1) Dive planning software - a tool that generates an ascent strategy based on preselected mix, depth, time and gradient factors, assuming either a square profile or a multilevel dive with relatively few discreet segments. Useful as a "worst case" (i.e. maximum N2 loading) plan, so that you are sure to bring along enough gas.

2) Dive computer - a tool that continually tracks N2 loading in real time and continually generates a safe ascent strategy for any given point in the dive.

3) This diagram - a tool that helps teach new tech divers how decompression works, and how gradient factors can be used to modify an ascent plan by adjusting the tradeoff between DCS risk and decompression efficiency. It is based on an assumption of a square profile, a single gas, and a single compartment model. Any attempt to apply it to more complex dives will result in confusion.


I agree with @rsingler - I also don't think that you should bump the GFLo on the fly just because you have made a slow initial ascent. The algorithm is complex, and thinking that you can juggle the various risks and inputs in your head seems risky. I get what you are saying, Ken, but it just seems like normalization of deviance. Either let the computer do it's thing, or just follow your dive plan. If you want "credit" for the slow ascent staying below the ceiling, are you also tracking in your head the ongassing of any slower compartments that might have happened while looking at the crabs?

 

[doctormike]

So if they eliminated the dotted line to the right of the first stop, would the graphic be more correct?

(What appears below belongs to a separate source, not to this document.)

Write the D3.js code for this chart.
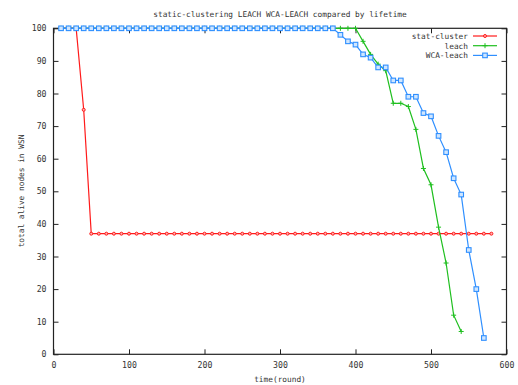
<!DOCTYPE html>
<html>
<head>
<meta charset="utf-8">
<script src="https://cdn.jsdelivr.net/npm/d3@7"></script>
<style>
  body { margin: 0; background: #fff; }
  text { font-family: "DejaVu Sans Mono", monospace; fill: #333; }
</style>
</head>
<body>
<svg id="chart" width="518" height="385"></svg>
<script>
// === DATA ===
const rounds = [10, 20, 30, 40, 50, 60, 70, 80, 90, 100,
  110, 120, 130, 140, 150, 160, 170, 180, 190, 200,
  210, 220, 230, 240, 250, 260, 270, 280, 290, 300,
  310, 320, 330, 340, 350, 360, 370, 380, 390, 400,
  410, 420, 430, 440, 450, 460, 470, 480, 490, 500,
  510, 520, 530, 540, 550, 560, 570, 580];

// stat-cluster : 10 -> 580
const statCluster = [100, 100, 100, 75, 37, 37, 37, 37, 37, 37,
  37, 37, 37, 37, 37, 37, 37, 37, 37, 37,
  37, 37, 37, 37, 37, 37, 37, 37, 37, 37,
  37, 37, 37, 37, 37, 37, 37, 37, 37, 37,
  37, 37, 37, 37, 37, 37, 37, 37, 37, 37,
  37, 37, 37, 37, 37, 37, 37, 37];

// leach : 10 -> 540
const leach = [100, 100, 100, 100, 100, 100, 100, 100, 100, 100,
  100, 100, 100, 100, 100, 100, 100, 100, 100, 100,
  100, 100, 100, 100, 100, 100, 100, 100, 100, 100,
  100, 100, 100, 100, 100, 100, 100, 100, 100, 100,
  96, 92, 89, 87, 77, 77, 76, 69, 57, 52,
  39, 28, 12, 7];

// WCA-leach : 10 -> 570
const wcaLeach = [100, 100, 100, 100, 100, 100, 100, 100, 100, 100,
  100, 100, 100, 100, 100, 100, 100, 100, 100, 100,
  100, 100, 100, 100, 100, 100, 100, 100, 100, 100,
  100, 100, 100, 100, 100, 100, 100, 98, 96, 95,
  92, 91, 88, 88, 84, 84, 79, 79, 74, 73,
  67, 62, 54, 49, 32, 20, 5];

const xTicks = [0, 100, 200, 300, 400, 500, 600];
const yTicks = [0, 10, 20, 30, 40, 50, 60, 70, 80, 90, 100];

// === CONFIG ===
const plot = { left: 53.5, right: 506.5, top: 28.3, bottom: 354.3 };
const colors = { stat: "#ff1a1a", leach: "#1fbf1f", wca: "#2f8fff" };

const svg = d3.select("#chart");

const x = d3.scaleLinear().domain([0, 600]).range([plot.left, plot.right]);
const y = d3.scaleLinear().domain([0, 100]).range([plot.bottom, plot.top]);

// axes (ticks pointing inward, mirrored on top/right)
const fontSize = "8.2px";

svg.append("g")
  .attr("transform", `translate(0,${plot.bottom})`)
  .call(d3.axisBottom(x).tickValues(xTicks).tickSizeInner(-5).tickSizeOuter(0).tickPadding(8))
  .call(g => g.select(".domain").remove())
  .selectAll("text").style("font-size", fontSize).attr("fill", "#333");

svg.append("g")
  .attr("transform", `translate(${plot.left},0)`)
  .call(d3.axisLeft(y).tickValues(yTicks).tickSizeInner(-5).tickSizeOuter(0).tickPadding(7))
  .call(g => g.select(".domain").remove())
  .selectAll("text").style("font-size", fontSize).attr("fill", "#333");

svg.append("g")
  .attr("transform", `translate(0,${plot.top})`)
  .call(d3.axisTop(x).tickValues(xTicks).tickSizeInner(-5).tickSizeOuter(0).tickFormat(""))
  .call(g => g.select(".domain").remove());

svg.append("g")
  .attr("transform", `translate(${plot.right},0)`)
  .call(d3.axisRight(y).tickValues(yTicks).tickSizeInner(-5).tickSizeOuter(0).tickFormat(""))
  .call(g => g.select(".domain").remove());

svg.selectAll(".tick line").attr("stroke", "#222");

svg.append("rect")
  .attr("x", plot.left)
  .attr("y", plot.top)
  .attr("width", plot.right - plot.left)
  .attr("height", plot.bottom - plot.top)
  .attr("fill", "none")
  .attr("stroke", "#222")
  .attr("stroke-width", 1.2);

// titles
svg.append("text")
  .attr("x", 280)
  .attr("y", 17)
  .attr("text-anchor", "middle")
  .style("font-size", "7.8px")
  .text("static-clustering LEACH WCA-LEACH compared by lifetime");

svg.append("text")
  .attr("x", 280)
  .attr("y", 382)
  .attr("text-anchor", "middle")
  .style("font-size", "7.8px")
  .text("time(round)");

svg.append("text")
  .attr("transform", "translate(24,191) rotate(-90)")
  .attr("text-anchor", "middle")
  .style("font-size", "7.8px")
  .text("total alive nodes in WSN");

// === SERIES ===
const line = d3.line().x(d => x(d.r)).y(d => y(d.v));

function drawMarker(g, type, color, cx, cy) {
  if (type === "circle") {
    g.append("circle").attr("cx", cx).attr("cy", cy).attr("r", 1.5)
      .attr("fill", "#ffb0b0").attr("stroke", color).attr("stroke-width", 1);
  } else if (type === "plus") {
    g.append("path").attr("d", `M${cx - 2.5},${cy}H${cx + 2.5}M${cx},${cy - 2.5}V${cy + 2.5}`)
      .attr("stroke", color).attr("stroke-width", 1);
  } else {
    g.append("rect").attr("x", cx - 2.3).attr("y", cy - 2.3).attr("width", 4.6).attr("height", 4.6)
      .attr("fill", "#cfe6ff").attr("stroke", color).attr("stroke-width", 1.1);
  }
}

const series = [
  { name: "stat-cluster", values: statCluster, color: colors.stat, marker: "circle" },
  { name: "leach", values: leach, color: colors.leach, marker: "plus" },
  { name: "WCA-leach", values: wcaLeach, color: colors.wca, marker: "square" }
];

series.forEach((s, i) => {
  const pts = s.values.map((v, k) => ({ r: rounds[k], v: v }));
  const g = svg.append("g");
  g.append("path")
    .datum(pts)
    .attr("d", line)
    .attr("fill", "none")
    .attr("stroke", s.color)
    .attr("stroke-width", 1.2);
  pts.forEach(p => drawMarker(g, s.marker, s.color, x(p.r), y(p.v)));

  // legend
  const ly = 36 + i * 9.7;
  svg.append("text")
    .attr("x", 468)
    .attr("y", ly + 3)
    .attr("text-anchor", "end")
    .style("font-size", "7.8px")
    .text(s.name);
  svg.append("line")
    .attr("x1", 473).attr("x2", 497)
    .attr("y1", ly).attr("y2", ly)
    .attr("stroke", s.color)
    .attr("stroke-width", 1.2);
  drawMarker(svg.append("g"), s.marker, s.color, 485, ly);
});
</script>
</body>
</html>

I think that's all we're debating here.

I think that it should be eliminated, as I don't think that it has meaning before the first stop.

Ken, correct me if I'm misinterpreting your post, but I think that you said that it should extend to the right of the first stop but with a different slope to reflect the ceilings that are continually generated between initial ascent and the first stop?

 

[Doppler]

Well, this has been a thoroughly interesting thread to read through. Thanks all!